[Directive] Start at the line holding "Rebuild this chart", stop at the line holding "9.6e5, 4.7e5, 5.3e5, 7.4e5]", and repeat those lines exactly, both ends included; skip the pictures.

[Items]
**********

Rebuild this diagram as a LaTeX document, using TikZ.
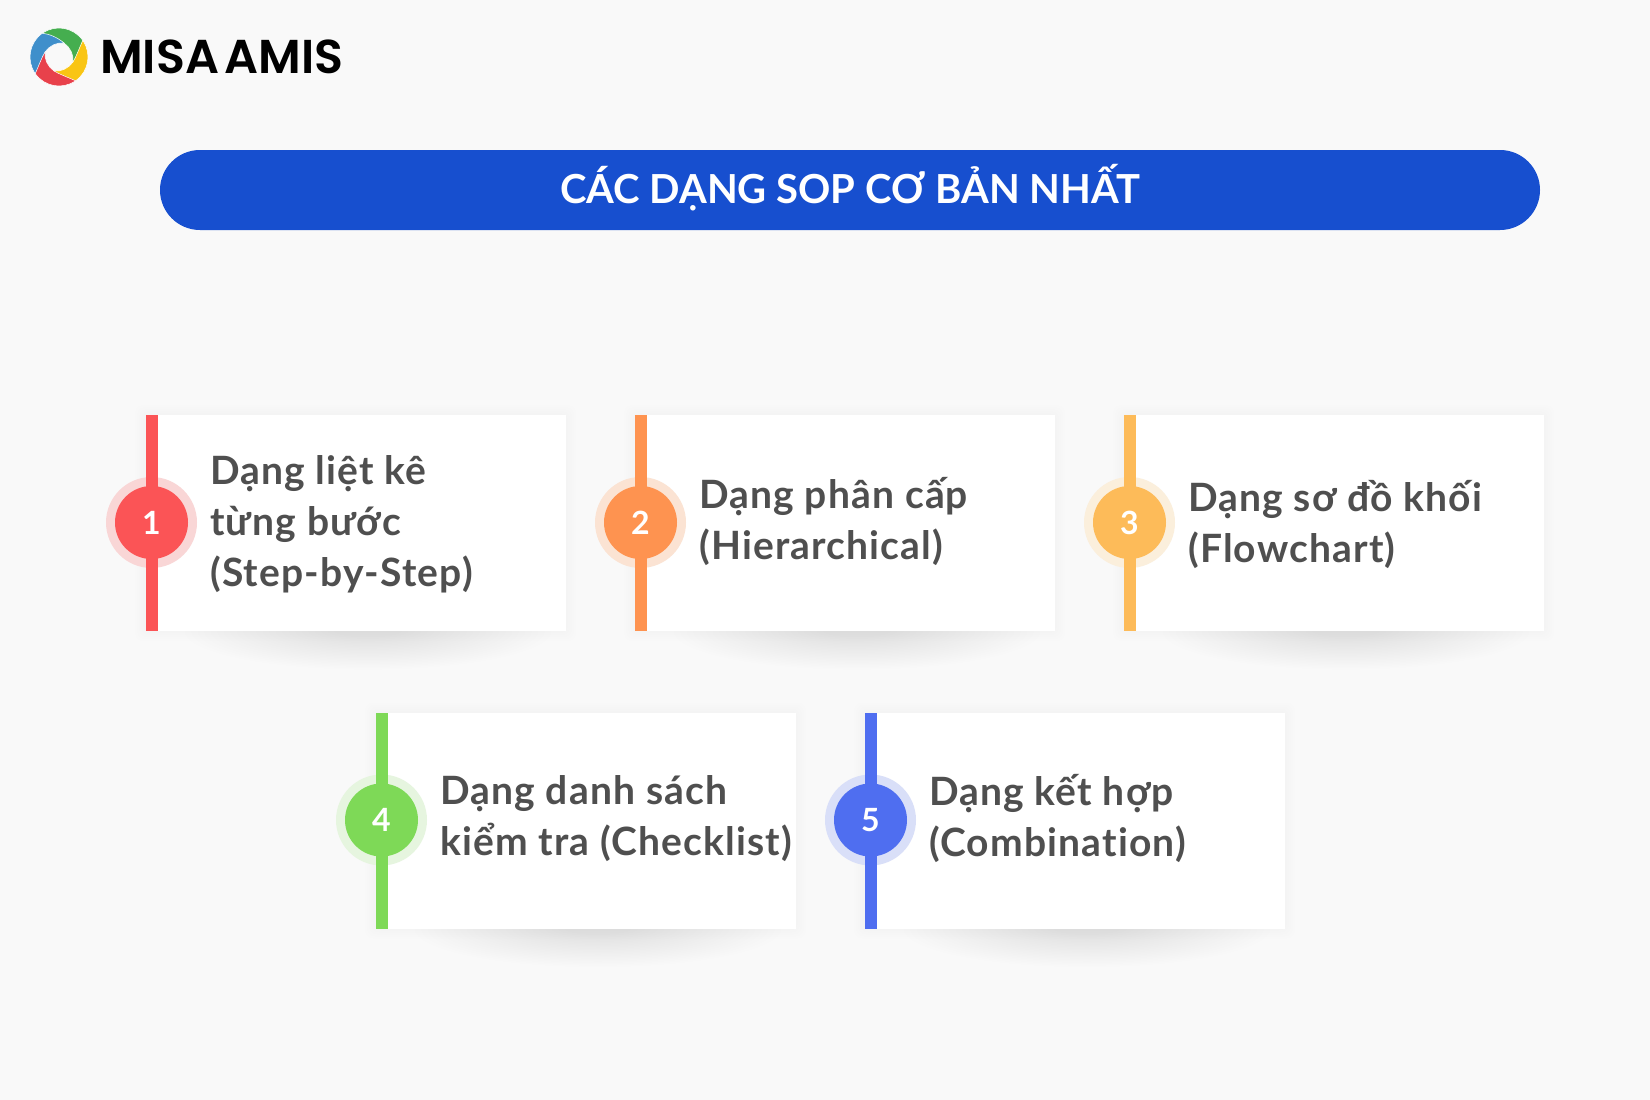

**********

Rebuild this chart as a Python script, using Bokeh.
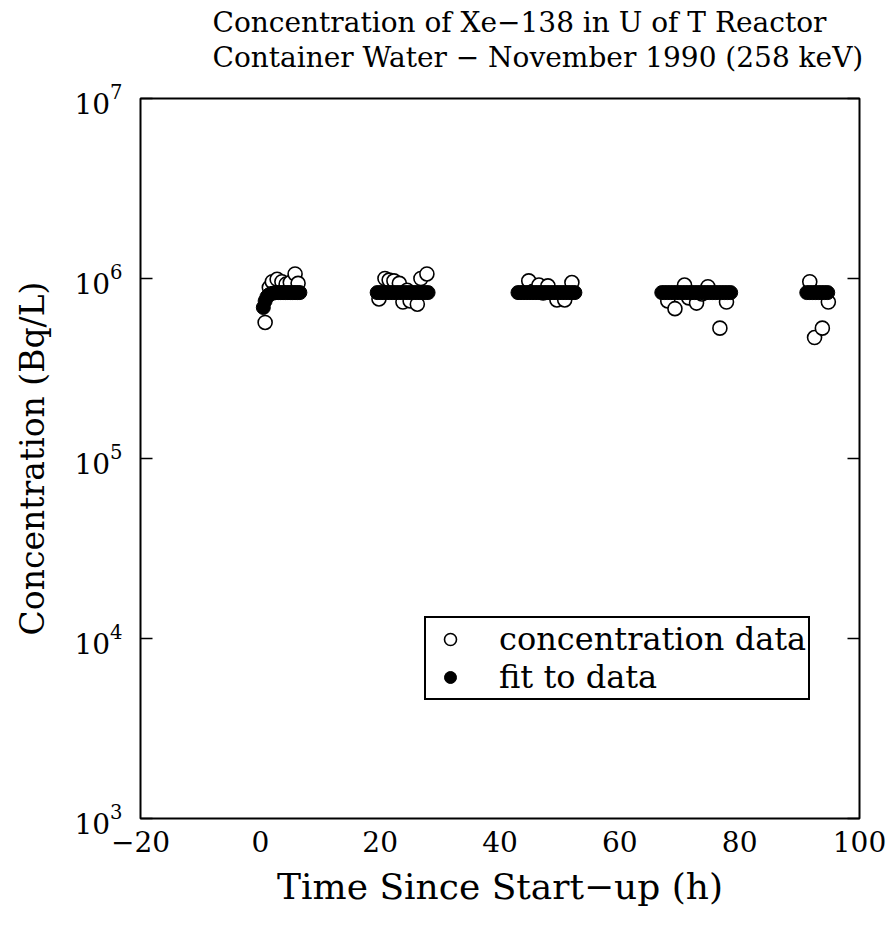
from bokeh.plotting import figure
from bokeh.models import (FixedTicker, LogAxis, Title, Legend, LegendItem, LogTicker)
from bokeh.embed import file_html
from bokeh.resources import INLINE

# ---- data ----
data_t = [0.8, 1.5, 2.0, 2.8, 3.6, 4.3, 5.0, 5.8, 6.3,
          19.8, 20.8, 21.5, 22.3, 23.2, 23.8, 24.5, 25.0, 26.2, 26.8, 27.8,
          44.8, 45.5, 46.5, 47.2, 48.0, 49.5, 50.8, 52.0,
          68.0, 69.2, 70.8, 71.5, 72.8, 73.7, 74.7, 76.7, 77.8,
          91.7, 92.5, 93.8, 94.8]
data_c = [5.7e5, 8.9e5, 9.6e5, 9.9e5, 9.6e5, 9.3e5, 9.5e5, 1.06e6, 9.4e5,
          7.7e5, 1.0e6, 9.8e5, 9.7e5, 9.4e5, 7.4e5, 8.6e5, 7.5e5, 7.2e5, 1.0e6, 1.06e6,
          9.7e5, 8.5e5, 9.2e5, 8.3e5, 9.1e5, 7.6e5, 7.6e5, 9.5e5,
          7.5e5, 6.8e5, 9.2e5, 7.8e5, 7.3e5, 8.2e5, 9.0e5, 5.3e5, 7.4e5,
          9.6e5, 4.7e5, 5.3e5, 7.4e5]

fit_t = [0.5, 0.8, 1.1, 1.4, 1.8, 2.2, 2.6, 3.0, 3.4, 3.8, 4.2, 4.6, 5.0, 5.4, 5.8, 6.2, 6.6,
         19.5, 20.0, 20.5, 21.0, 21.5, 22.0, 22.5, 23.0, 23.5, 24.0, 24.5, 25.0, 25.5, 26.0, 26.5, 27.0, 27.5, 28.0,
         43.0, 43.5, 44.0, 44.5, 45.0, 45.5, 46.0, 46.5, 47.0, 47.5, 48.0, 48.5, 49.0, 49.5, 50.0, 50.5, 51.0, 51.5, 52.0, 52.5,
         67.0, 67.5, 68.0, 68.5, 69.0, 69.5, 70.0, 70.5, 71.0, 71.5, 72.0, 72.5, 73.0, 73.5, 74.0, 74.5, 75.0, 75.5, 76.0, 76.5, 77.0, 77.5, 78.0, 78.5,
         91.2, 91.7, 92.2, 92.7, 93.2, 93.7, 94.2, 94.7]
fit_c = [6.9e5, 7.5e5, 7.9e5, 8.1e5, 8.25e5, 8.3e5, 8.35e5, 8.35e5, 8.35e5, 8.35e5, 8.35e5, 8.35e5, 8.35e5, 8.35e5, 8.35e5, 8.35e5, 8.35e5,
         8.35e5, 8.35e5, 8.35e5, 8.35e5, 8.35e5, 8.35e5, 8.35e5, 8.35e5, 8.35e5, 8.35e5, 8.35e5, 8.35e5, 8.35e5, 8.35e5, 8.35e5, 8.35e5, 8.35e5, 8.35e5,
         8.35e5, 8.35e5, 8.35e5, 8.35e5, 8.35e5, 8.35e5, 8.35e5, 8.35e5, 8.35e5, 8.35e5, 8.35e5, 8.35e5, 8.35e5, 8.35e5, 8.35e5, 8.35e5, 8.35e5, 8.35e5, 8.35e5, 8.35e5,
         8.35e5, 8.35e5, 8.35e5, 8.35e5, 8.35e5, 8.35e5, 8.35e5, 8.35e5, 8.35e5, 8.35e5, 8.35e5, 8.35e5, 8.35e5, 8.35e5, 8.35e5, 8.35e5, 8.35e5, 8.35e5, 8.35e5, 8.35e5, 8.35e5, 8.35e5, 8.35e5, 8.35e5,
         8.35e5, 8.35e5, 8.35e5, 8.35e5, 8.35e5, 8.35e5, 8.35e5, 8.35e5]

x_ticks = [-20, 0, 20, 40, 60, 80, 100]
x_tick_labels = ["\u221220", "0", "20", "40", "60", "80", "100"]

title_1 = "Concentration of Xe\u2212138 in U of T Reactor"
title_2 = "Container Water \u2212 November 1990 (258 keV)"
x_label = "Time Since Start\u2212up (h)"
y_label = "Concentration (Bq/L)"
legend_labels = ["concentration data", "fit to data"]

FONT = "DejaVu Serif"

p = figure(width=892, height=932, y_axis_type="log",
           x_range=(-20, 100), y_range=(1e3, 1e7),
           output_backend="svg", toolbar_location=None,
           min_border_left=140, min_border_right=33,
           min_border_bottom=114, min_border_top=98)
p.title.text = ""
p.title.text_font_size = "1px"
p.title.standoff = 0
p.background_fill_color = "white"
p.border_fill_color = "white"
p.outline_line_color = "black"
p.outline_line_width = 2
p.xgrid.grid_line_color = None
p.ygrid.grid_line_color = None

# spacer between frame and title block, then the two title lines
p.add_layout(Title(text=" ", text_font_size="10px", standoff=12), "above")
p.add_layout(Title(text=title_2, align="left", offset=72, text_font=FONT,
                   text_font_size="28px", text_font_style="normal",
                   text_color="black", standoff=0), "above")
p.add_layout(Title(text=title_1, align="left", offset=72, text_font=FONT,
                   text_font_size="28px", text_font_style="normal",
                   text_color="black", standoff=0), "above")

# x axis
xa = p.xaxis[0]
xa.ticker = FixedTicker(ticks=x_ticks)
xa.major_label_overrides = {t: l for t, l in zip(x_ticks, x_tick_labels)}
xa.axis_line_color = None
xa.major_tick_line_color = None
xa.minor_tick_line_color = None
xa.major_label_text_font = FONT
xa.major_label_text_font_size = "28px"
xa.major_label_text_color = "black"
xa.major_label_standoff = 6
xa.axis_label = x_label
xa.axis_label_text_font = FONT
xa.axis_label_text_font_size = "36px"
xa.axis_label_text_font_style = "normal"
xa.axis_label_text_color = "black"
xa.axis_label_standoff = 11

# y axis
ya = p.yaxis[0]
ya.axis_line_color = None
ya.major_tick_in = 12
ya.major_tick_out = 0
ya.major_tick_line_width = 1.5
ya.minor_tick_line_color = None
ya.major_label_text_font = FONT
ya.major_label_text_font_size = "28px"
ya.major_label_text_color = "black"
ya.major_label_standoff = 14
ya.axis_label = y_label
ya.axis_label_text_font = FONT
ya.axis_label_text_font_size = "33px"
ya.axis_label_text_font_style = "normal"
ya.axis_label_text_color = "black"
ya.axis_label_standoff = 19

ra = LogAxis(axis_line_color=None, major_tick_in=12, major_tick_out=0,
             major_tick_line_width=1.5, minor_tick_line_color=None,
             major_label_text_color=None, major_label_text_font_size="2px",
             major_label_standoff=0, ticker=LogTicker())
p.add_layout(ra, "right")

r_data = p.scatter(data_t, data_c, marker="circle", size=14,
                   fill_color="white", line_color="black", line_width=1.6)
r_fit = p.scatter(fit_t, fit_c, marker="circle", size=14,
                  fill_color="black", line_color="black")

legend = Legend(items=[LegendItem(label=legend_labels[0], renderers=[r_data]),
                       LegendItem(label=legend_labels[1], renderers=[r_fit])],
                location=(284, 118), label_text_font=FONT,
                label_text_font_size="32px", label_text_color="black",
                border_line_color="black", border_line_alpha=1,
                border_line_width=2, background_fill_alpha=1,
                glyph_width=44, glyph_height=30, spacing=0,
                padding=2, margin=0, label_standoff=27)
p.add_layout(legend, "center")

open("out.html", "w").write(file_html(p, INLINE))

**********

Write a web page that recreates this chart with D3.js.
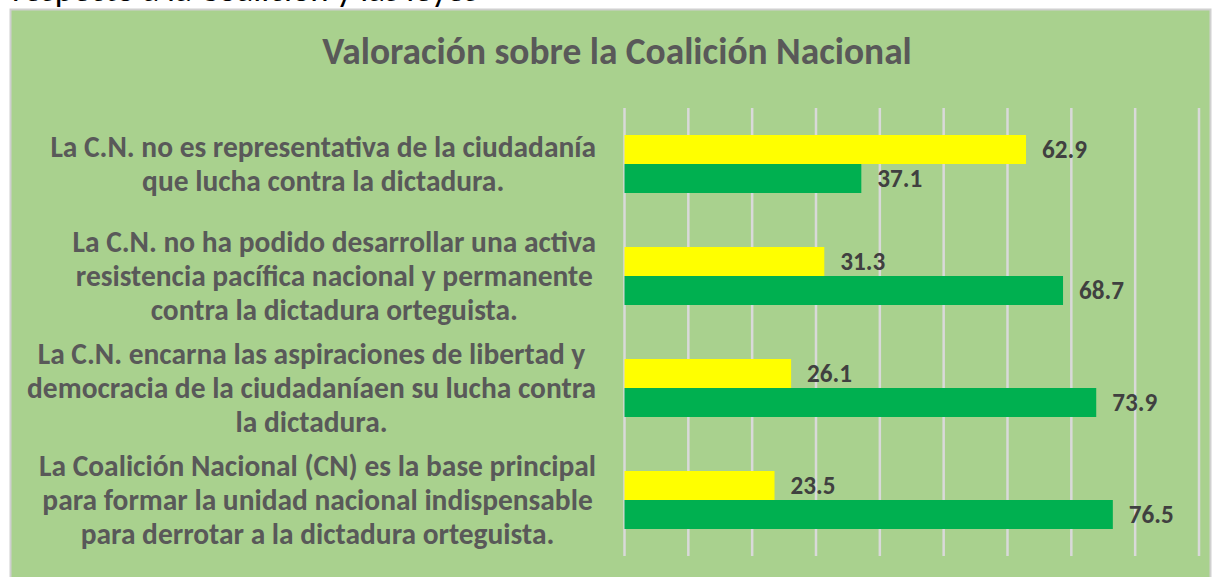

**********

[Reply to the exercise]
Rebuild this chart as a Python script, using Bokeh.
from bokeh.plotting import figure
from bokeh.models import (FixedTicker, LogAxis, Title, Legend, LegendItem, LogTicker)
from bokeh.embed import file_html
from bokeh.resources import INLINE

# ---- data ----
data_t = [0.8, 1.5, 2.0, 2.8, 3.6, 4.3, 5.0, 5.8, 6.3,
          19.8, 20.8, 21.5, 22.3, 23.2, 23.8, 24.5, 25.0, 26.2, 26.8, 27.8,
          44.8, 45.5, 46.5, 47.2, 48.0, 49.5, 50.8, 52.0,
          68.0, 69.2, 70.8, 71.5, 72.8, 73.7, 74.7, 76.7, 77.8,
          91.7, 92.5, 93.8, 94.8]
data_c = [5.7e5, 8.9e5, 9.6e5, 9.9e5, 9.6e5, 9.3e5, 9.5e5, 1.06e6, 9.4e5,
          7.7e5, 1.0e6, 9.8e5, 9.7e5, 9.4e5, 7.4e5, 8.6e5, 7.5e5, 7.2e5, 1.0e6, 1.06e6,
          9.7e5, 8.5e5, 9.2e5, 8.3e5, 9.1e5, 7.6e5, 7.6e5, 9.5e5,
          7.5e5, 6.8e5, 9.2e5, 7.8e5, 7.3e5, 8.2e5, 9.0e5, 5.3e5, 7.4e5,
          9.6e5, 4.7e5, 5.3e5, 7.4e5]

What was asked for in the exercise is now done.